'''
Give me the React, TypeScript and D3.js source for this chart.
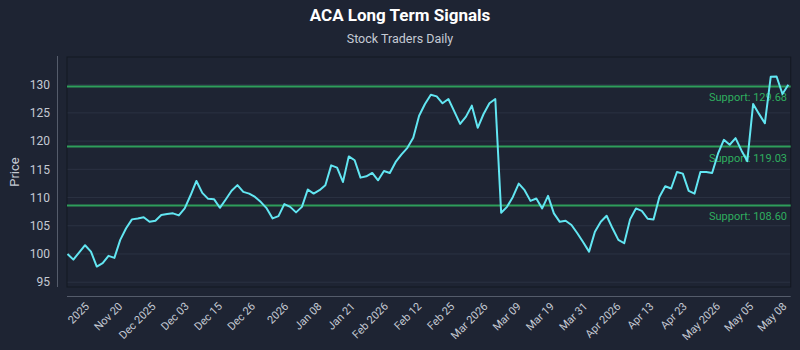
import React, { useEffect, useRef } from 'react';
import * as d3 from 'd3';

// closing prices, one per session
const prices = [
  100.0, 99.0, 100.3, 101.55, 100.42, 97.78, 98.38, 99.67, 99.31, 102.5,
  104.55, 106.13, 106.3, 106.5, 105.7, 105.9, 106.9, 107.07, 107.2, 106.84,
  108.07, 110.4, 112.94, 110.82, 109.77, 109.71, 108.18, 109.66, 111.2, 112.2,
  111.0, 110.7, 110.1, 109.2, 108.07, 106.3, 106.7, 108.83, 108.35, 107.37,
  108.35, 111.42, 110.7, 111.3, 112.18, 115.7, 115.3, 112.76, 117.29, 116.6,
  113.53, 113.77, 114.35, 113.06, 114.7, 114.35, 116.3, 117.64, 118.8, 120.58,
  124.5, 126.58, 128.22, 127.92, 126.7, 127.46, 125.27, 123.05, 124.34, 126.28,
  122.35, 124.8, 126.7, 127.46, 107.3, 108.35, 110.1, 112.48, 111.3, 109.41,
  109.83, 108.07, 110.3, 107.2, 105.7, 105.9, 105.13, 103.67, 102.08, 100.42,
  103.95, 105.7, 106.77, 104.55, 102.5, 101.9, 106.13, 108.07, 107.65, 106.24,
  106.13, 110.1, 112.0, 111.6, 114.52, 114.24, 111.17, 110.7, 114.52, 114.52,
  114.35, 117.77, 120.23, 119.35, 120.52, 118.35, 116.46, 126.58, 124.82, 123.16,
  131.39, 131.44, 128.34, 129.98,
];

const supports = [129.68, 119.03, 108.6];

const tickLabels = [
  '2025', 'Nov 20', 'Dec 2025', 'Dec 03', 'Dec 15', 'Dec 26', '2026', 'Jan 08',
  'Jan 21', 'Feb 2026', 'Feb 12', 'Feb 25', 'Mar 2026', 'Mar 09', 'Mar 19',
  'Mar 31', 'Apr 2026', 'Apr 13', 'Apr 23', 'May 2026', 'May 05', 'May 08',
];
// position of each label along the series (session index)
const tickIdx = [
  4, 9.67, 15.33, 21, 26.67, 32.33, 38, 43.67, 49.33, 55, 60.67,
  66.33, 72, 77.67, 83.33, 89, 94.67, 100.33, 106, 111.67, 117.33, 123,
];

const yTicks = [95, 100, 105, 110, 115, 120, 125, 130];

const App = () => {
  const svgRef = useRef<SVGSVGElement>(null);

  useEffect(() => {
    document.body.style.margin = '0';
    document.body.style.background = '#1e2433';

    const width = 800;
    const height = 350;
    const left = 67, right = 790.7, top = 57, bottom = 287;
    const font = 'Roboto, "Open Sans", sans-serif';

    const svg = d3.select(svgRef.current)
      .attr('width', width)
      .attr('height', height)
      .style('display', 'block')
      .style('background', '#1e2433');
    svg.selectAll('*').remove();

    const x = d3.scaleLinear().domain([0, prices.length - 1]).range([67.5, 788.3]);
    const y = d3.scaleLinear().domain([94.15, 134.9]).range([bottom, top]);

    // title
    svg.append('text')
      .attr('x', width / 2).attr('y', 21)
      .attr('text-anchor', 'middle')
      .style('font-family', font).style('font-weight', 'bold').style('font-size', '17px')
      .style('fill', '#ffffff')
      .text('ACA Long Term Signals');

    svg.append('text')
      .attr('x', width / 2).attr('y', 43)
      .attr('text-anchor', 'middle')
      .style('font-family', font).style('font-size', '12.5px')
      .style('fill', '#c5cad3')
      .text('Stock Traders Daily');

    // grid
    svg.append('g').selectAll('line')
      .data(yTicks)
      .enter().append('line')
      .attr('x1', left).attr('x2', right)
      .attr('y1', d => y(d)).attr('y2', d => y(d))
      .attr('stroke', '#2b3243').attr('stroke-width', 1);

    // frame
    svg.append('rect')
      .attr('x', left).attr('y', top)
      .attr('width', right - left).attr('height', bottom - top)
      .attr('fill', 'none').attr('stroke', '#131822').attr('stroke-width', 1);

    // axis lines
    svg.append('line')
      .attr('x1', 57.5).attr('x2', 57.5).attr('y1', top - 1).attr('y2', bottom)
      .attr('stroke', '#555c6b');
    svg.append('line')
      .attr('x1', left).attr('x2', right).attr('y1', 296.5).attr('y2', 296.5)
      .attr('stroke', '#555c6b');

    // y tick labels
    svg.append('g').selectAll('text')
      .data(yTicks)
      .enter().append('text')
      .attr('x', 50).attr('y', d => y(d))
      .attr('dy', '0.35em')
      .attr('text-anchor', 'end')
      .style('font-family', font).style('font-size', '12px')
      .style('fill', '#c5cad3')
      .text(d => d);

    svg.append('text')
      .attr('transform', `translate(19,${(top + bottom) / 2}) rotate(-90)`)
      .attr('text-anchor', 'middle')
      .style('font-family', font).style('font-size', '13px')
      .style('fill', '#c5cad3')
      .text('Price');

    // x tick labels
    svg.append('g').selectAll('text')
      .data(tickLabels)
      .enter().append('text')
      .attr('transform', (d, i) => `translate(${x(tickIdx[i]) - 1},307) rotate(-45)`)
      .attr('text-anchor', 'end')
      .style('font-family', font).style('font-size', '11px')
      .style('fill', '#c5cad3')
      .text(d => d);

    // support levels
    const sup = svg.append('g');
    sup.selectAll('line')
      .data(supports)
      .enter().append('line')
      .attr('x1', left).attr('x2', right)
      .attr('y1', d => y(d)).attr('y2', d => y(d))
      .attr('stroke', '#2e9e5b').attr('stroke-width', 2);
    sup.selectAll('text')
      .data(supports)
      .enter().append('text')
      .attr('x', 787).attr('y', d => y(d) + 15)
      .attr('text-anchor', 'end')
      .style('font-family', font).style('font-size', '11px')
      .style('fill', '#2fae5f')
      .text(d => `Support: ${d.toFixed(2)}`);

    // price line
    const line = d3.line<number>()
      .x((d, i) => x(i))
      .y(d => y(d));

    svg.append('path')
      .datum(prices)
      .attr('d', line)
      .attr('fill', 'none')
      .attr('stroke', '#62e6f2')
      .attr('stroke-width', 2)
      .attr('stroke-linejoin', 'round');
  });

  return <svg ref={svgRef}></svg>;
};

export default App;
'''
- **EXERCISE TASK**
Compute the number of lines above that contain the string "React". Reply with that value only.

- **EXERCISE OUTPUT**
2